Entries with chart source code:
----

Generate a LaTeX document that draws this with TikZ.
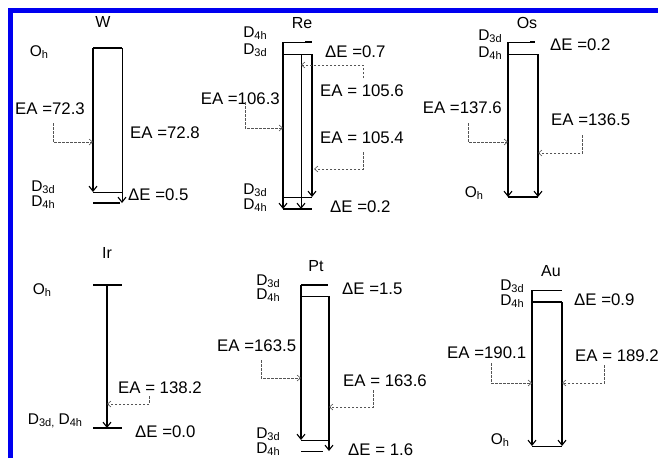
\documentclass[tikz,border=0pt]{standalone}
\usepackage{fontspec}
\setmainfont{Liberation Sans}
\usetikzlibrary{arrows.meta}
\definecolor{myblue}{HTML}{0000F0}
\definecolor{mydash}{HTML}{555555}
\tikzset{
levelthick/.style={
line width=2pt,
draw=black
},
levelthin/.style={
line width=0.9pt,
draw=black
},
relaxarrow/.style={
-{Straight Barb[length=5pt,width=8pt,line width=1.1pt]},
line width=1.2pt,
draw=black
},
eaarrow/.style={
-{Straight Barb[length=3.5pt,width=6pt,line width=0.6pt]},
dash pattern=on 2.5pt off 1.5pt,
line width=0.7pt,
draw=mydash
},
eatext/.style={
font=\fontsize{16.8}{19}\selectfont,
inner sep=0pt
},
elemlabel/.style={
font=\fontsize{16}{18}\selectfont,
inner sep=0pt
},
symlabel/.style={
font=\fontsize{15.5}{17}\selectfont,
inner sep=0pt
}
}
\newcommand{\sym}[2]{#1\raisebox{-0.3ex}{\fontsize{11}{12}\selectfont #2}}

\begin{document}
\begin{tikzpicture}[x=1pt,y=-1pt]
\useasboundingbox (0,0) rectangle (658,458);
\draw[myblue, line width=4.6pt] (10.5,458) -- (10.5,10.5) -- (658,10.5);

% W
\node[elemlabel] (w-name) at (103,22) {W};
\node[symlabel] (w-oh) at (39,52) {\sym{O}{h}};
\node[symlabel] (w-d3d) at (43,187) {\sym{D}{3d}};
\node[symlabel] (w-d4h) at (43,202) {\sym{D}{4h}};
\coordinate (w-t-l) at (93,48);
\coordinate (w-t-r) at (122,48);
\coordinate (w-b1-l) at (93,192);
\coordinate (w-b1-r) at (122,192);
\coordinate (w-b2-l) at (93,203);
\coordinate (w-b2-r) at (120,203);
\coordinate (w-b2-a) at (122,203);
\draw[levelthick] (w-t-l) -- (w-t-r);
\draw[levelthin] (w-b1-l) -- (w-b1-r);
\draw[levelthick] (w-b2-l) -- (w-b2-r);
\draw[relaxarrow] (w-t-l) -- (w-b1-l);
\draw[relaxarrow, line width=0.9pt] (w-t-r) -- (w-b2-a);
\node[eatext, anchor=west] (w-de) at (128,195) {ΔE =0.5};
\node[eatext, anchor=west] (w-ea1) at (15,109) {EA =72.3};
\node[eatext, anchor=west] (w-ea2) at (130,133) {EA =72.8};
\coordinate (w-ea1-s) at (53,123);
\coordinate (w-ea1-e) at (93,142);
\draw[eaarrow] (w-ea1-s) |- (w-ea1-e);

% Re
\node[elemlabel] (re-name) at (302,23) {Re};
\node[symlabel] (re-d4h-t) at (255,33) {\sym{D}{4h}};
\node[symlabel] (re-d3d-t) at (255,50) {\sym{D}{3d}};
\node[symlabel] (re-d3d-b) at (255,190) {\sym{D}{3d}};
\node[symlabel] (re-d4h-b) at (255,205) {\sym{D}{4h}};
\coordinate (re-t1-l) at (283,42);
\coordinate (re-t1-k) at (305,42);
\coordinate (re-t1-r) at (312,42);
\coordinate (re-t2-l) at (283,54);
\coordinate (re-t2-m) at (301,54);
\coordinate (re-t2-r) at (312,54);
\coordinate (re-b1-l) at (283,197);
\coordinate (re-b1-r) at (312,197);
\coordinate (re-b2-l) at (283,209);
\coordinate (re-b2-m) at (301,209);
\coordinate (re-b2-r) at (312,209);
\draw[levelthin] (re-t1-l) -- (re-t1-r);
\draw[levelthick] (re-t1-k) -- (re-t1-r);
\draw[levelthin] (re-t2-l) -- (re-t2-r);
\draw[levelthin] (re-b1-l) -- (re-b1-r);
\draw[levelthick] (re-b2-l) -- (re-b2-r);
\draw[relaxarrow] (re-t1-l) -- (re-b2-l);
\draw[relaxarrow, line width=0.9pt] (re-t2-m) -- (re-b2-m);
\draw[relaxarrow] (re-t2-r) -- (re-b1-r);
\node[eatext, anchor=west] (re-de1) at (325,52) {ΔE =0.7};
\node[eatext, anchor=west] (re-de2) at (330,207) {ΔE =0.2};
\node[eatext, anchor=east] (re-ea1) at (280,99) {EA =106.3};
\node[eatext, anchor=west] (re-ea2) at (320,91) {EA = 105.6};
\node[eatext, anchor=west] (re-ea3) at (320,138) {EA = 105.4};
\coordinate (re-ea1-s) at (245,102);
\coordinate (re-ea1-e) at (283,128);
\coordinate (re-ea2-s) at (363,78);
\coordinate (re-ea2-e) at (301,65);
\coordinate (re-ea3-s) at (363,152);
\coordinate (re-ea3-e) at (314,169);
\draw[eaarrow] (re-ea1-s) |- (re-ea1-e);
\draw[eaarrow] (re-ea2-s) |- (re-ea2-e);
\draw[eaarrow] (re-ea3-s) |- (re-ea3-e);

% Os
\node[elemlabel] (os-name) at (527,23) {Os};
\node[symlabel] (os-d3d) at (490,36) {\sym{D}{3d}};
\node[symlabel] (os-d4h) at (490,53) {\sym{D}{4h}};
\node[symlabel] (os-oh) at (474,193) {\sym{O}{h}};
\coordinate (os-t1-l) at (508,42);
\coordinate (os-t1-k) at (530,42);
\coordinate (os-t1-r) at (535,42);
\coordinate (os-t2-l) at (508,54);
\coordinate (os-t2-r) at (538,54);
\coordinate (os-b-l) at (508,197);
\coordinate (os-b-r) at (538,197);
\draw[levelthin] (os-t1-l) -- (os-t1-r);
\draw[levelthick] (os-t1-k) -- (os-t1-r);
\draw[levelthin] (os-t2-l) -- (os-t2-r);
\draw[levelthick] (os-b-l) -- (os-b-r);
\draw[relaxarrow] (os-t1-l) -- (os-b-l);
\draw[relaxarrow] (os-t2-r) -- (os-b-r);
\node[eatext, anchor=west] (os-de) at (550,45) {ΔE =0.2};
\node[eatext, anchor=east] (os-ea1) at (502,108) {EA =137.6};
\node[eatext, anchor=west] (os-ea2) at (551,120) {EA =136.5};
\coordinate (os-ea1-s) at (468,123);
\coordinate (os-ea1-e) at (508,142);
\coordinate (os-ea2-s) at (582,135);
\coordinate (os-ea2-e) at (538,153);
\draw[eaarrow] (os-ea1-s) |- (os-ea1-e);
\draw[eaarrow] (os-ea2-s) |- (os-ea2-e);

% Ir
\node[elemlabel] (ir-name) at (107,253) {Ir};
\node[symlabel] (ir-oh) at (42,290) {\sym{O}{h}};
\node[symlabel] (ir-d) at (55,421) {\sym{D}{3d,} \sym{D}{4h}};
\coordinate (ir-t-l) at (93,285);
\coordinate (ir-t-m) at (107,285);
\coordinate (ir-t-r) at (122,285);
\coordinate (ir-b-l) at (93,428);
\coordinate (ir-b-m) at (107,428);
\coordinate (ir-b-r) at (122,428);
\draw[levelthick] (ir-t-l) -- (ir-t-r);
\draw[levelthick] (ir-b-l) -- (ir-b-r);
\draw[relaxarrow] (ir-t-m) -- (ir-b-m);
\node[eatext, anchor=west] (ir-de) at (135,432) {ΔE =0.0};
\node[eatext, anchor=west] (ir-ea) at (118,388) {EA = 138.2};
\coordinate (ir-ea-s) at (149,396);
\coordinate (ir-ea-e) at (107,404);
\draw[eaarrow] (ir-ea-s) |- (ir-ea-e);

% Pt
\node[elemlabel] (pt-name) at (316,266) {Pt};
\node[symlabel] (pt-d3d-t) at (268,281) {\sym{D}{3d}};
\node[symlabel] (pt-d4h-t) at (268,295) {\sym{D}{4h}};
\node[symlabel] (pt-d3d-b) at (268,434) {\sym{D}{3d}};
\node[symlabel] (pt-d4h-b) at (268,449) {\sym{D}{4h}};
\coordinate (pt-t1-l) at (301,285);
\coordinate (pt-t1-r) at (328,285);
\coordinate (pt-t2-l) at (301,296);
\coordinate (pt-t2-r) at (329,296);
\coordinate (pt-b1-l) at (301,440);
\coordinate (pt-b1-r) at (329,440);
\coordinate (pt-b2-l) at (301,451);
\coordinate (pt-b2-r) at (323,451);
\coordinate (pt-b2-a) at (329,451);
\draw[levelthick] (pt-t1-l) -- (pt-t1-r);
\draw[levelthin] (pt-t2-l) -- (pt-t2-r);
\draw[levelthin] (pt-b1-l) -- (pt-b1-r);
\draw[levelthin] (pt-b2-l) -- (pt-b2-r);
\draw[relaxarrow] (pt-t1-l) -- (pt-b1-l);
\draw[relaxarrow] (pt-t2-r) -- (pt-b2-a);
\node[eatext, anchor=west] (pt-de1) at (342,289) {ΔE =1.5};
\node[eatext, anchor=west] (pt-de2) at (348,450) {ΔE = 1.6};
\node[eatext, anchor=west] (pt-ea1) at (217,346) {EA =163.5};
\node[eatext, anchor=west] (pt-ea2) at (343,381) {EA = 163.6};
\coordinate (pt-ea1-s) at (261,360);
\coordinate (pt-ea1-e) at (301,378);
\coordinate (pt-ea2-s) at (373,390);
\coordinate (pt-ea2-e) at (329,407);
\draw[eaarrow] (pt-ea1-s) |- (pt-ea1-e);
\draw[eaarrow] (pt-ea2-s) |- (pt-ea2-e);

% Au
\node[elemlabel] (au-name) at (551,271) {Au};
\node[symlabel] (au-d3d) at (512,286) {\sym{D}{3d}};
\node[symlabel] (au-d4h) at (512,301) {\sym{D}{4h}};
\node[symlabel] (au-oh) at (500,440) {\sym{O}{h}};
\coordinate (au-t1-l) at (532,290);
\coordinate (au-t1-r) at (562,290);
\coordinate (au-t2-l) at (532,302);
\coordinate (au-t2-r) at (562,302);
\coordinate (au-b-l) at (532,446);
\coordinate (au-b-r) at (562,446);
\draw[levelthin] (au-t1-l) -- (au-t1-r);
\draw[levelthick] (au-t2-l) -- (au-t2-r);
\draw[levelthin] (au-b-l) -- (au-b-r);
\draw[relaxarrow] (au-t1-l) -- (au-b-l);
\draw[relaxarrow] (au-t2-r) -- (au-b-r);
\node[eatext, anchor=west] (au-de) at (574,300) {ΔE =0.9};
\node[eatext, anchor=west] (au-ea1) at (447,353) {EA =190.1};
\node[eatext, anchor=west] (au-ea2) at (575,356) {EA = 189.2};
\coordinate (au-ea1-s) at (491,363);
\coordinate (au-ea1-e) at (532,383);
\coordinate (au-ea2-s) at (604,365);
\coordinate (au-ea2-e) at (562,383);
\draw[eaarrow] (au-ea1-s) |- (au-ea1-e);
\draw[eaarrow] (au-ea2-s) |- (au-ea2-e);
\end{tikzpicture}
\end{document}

----

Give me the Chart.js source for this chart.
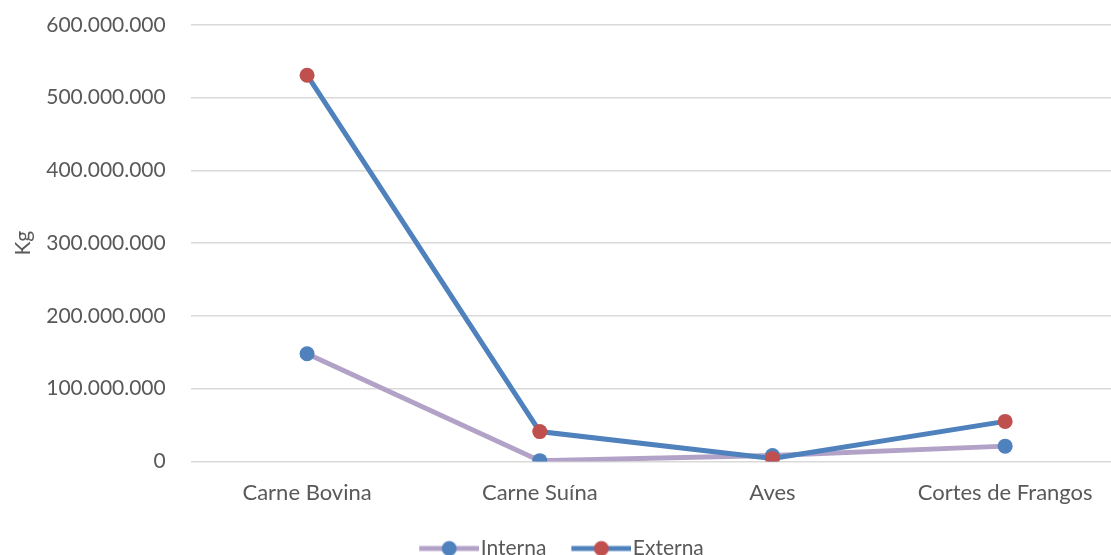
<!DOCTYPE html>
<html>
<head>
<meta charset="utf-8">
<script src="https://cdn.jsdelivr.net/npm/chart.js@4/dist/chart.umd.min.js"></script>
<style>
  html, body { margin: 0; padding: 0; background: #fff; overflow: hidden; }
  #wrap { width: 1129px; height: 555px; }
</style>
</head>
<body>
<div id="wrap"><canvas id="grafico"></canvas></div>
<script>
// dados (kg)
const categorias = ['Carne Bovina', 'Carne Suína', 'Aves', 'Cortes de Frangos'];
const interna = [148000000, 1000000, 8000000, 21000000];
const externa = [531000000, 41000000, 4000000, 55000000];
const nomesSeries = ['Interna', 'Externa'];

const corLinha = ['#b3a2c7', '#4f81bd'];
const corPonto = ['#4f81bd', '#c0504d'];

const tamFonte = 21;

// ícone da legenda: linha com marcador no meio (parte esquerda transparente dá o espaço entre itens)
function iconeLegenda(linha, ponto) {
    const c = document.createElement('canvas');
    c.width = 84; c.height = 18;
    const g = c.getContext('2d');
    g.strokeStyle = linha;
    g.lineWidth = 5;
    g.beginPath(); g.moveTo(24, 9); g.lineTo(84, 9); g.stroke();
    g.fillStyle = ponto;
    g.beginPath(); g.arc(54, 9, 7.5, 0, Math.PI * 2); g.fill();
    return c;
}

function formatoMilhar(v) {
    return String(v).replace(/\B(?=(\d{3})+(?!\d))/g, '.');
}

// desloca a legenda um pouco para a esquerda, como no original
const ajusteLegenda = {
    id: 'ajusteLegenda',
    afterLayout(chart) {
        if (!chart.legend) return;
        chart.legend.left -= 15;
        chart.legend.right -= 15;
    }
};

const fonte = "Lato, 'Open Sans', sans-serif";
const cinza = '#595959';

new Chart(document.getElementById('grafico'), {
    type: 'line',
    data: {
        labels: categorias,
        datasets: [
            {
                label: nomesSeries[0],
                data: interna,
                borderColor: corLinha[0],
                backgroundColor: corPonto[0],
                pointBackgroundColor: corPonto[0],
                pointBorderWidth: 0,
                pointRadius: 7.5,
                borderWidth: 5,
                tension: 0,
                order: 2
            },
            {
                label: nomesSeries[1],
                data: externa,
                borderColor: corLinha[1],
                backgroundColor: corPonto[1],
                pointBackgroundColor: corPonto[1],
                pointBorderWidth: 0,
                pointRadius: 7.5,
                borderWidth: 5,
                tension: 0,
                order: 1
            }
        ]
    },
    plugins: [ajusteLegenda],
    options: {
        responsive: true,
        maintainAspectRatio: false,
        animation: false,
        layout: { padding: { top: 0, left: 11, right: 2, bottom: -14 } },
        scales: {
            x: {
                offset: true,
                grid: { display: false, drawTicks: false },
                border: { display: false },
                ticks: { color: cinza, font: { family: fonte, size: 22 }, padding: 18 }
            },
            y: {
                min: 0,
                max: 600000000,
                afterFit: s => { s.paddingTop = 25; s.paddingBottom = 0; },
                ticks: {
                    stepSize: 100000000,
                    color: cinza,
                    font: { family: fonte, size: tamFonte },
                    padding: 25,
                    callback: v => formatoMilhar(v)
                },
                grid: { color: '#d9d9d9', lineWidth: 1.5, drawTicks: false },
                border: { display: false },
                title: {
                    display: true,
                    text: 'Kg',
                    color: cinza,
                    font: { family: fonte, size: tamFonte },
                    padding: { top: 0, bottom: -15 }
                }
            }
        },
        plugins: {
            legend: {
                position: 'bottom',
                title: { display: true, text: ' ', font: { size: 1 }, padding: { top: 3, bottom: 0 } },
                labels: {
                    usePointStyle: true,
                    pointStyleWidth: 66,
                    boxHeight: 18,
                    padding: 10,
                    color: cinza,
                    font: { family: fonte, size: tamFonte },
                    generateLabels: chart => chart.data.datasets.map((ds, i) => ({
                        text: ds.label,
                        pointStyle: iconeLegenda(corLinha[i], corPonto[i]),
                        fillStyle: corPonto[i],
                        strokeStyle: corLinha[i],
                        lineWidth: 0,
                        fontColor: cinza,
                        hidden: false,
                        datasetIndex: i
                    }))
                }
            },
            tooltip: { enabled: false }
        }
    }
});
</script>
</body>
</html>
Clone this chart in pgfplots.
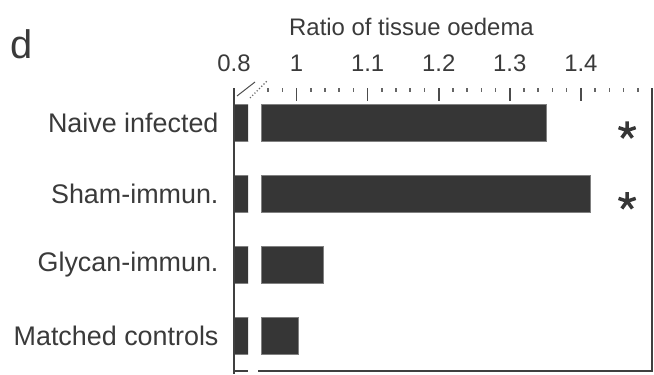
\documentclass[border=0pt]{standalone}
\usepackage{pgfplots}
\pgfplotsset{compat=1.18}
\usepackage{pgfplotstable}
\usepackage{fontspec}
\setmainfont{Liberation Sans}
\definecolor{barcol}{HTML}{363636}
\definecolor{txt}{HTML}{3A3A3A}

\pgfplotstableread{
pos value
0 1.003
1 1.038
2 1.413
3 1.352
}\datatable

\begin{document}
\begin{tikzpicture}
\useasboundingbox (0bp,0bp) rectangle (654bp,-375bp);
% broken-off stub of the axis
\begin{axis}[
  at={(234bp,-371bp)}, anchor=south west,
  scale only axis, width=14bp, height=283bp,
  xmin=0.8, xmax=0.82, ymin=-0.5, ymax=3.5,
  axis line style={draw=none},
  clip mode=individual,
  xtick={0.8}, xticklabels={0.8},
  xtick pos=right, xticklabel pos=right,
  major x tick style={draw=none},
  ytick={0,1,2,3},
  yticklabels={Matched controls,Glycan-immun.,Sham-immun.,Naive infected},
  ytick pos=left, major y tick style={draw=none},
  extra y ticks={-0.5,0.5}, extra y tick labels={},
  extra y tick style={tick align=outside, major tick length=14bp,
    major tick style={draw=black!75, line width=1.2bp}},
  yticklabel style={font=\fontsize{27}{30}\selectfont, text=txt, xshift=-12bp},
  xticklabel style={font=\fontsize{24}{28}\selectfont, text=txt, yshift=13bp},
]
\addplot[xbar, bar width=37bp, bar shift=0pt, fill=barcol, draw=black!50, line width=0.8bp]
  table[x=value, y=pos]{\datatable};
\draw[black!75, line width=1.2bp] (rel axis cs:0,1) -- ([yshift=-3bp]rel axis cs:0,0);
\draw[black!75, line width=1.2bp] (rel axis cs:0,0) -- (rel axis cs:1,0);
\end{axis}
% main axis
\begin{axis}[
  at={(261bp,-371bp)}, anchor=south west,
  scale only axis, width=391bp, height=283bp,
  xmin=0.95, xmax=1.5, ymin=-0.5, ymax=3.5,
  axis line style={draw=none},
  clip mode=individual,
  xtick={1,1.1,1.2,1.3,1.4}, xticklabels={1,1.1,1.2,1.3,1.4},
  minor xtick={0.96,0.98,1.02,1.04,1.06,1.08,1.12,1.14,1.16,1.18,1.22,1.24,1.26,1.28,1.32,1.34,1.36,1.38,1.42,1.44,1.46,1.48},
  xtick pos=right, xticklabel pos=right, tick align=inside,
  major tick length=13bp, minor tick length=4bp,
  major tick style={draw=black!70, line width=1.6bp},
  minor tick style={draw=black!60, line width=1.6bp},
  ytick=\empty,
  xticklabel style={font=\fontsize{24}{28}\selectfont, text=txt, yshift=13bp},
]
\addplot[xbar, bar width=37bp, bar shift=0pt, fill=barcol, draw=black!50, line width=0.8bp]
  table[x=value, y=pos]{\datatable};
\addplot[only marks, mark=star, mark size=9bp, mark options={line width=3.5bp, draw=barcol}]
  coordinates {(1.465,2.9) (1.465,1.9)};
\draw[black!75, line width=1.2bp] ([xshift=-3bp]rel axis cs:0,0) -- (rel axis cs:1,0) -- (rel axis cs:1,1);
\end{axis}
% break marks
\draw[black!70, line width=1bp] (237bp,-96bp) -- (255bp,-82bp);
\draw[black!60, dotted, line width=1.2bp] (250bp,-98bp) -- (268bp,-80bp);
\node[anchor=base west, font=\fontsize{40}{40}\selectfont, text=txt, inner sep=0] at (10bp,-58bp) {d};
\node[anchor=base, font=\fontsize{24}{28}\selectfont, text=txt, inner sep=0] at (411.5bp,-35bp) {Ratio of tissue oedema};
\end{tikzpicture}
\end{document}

----

Each line above that holds the string "this" should be copied and shown.

◆ Finished task
Generate a LaTeX document that draws this with TikZ.
Give me the Chart.js source for this chart.
Clone this chart in pgfplots.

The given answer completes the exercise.